Con il tema dell’inquinamento sempre in primo piano, le strade tentate per migliorare le condizioni atmosferiche e ridurre la produzione di emissioni inquinanti sono tante, mentre parallelamente continuano gli studi per capire dove e come intervenire in maniera più efficiente. L’ultima analisi, condotta dall’Ingv e dall’Arpa Lazio per Environmental Pollution, ha individuato nuove cause per l’aumento dei PM10 metallici a Roma.
Lo studio rivelatore
Nella Capitale, i valori di PM10 metallici rilevati nell’aria sono raddoppiati rispetto al periodo del primo lockdown, tra il 9 marzo e il 18 maggio 2020. Lo studio dell’Istituto Nazionale di Geofisica e Vulcanologia (Ingv) e dell’Agenzia Regionale Protezione Ambientale del Lazio (Arpa) hanno posto l’accento sulla scarsa riduzione dei livelli di PM10 durante il lockdown, ma soprattutto sul feroce innalzamento di questi livelli una volta ricominciata la normale circolazione. Il motivo è che ad aumentare i valori di PM10 sono le polveri dovute all’abrasione dei freni. Addirittura i numeri dell’usura dei freni starebbero superando quelli prodotti dal consumo dei carburanti tradizionali.
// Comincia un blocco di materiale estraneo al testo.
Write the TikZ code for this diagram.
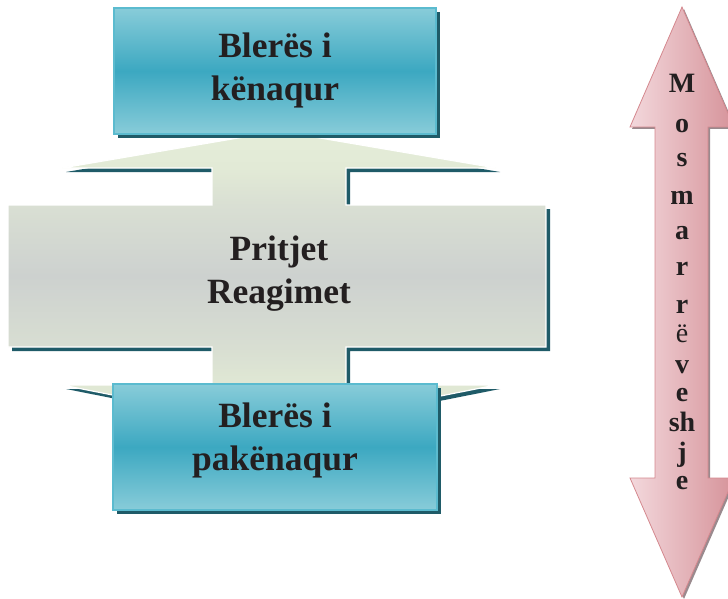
\documentclass[tikz,border=0pt]{standalone}
\usepackage{fontspec}
\setmainfont{Liberation Serif}
\usetikzlibrary{shadows}

\definecolor{inktext}{HTML}{231F20}
\definecolor{boxedge}{HTML}{88CCD9}
\definecolor{boxcore}{HTML}{3CA8C1}
\definecolor{boxline}{HTML}{5BBBCF}
\definecolor{deepteal}{HTML}{1F5B68}
\definecolor{pinkL}{HTML}{F3D8DC}
\definecolor{pinkR}{HTML}{D6939A}
\definecolor{pinkline}{HTML}{D4888E}
\definecolor{pinkshadow}{HTML}{9A8A8E}
% pillar colours, bottom to top
\definecolor{pA}{HTML}{E3EBD6}
\definecolor{pB}{HTML}{E0E8D4}
\definecolor{pC}{HTML}{D8DED2}
\definecolor{pD}{HTML}{CDD1CF}
\definecolor{pE}{HTML}{D9DFD3}
\definecolor{pF}{HTML}{E2EAD6}
\definecolor{pG}{HTML}{E5EDD9}
\pgfdeclareverticalshading{pillarshade}{100bp}{color(0bp)=(pA); color(25bp)=(pA); color(32.2bp)=(pB); color(38.6bp)=(pC); color(50.6bp)=(pD); color(62.5bp)=(pE); color(68.8bp)=(pF); color(75bp)=(pG); color(100bp)=(pG)}

\begin{document}
\begin{tikzpicture}[x=1pt,y=-1pt,
  bluebox/.style={rectangle, shade, top color=boxedge, bottom color=boxedge,
    middle color=boxcore, draw=boxline, line width=1.5pt, inner sep=0pt,
    minimum height=126pt,
    general shadow={fill=deepteal, shadow xshift=4pt, shadow yshift=-4pt}},
  bigtext/.style={text=inktext, align=center, inner sep=0pt,
    font=\fontsize{35.5}{43}\selectfont\bfseries},
  spine/.style={text=inktext, inner sep=0pt, anchor=base,
    font=\fontsize{28}{28}\selectfont\bfseries}]

\clip (0,0) rectangle (728,599);

% central double-headed pillar with the wide middle panel
\path[shade, shading=pillarshade, draw=white, line width=1.2pt,
      general shadow={fill=deepteal, shadow xshift=4pt, shadow yshift=-4pt}]
  (279,131) -- (496,168) -- (346,168) -- (346,205) -- (546,205) -- (546,347)
  -- (346,347) -- (346,385) -- (496,385) -- (279,428) -- (62,385) -- (212,385)
  -- (212,347) -- (8,347) -- (8,205) -- (212,205) -- (212,168) -- (62,168) -- cycle;
\node[bigtext] (midtext) at (279,274) {Pritjet\\Reagimet};

% satisfied / dissatisfied boxes
\node[bluebox, minimum width=322pt] (topbox) at (275,71) {};
\node[bigtext] (toptext) at (275,70) {Blerës i\\kënaqur};
\node[bluebox, minimum width=324pt] (lowbox) at (275,447) {};
\node[bigtext] (lowtext) at (275,440) {Blerës i\\pakënaqur};

% vertical double arrow on the right
\path[shade, left color=pinkL, right color=pinkR, draw=pinkline, line width=0.8pt,
      general shadow={fill=pinkshadow, shadow xshift=2pt, shadow yshift=-2pt}]
  (682,7) -- (734,127) -- (708,127) -- (708,478) -- (734,478) -- (682,597)
  -- (630,478) -- (655,478) -- (655,127) -- (630,127) -- cycle;

\node[spine] (s1) at (682,93) {M};
\node[spine] (s2) at (682,132) {o};
\node[spine] (s3) at (682,167) {s};
\node[spine] (s4) at (682,204) {m};
\node[spine] (s5) at (682,239) {a};
\node[spine] (s6) at (682,275) {r};
\node[spine] (s7) at (682,313) {r};
\node[spine, font=\fontsize{28}{28}\selectfont\mdseries] (s8) at (682,342) {ë};
\node[spine] (s9) at (682,373) {v};
\node[spine] (s10) at (682,401) {e};
\node[spine] (s11) at (682,431) {sh};
\node[spine] (s12) at (682,461) {j};
\node[spine] (s13) at (682,489) {e};
\end{tikzpicture}
\end{document}
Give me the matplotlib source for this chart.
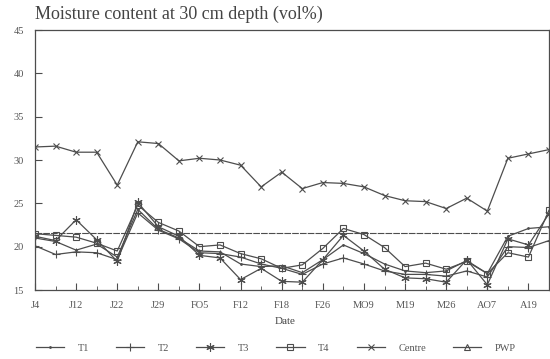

Rom-E: la Capitale pensa green
Più inquinanti dei carburanti
“Le analisi magnetiche - ha spiegato Aldo Winkler, primo autore del lavoro - hanno avuto un ruolo determinante nella distinzione delle sorgenti naturali e antropiche del particolato atmosferico, dimostrando che livelli stabili di concentrazione del PM10, come quelli mediamente riscontrati durante e dopo il lockdown, possono nascondere importanti variazioni del contenuto di particolato metallico inquinante dovuto al traffico automobilistico”. Secondo i ricercatori questi dati dimostrano che “l’impatto ambientale delle emissioni da usura dei freni sta ormai superando quello dei particolati dovuti ai carburanti”.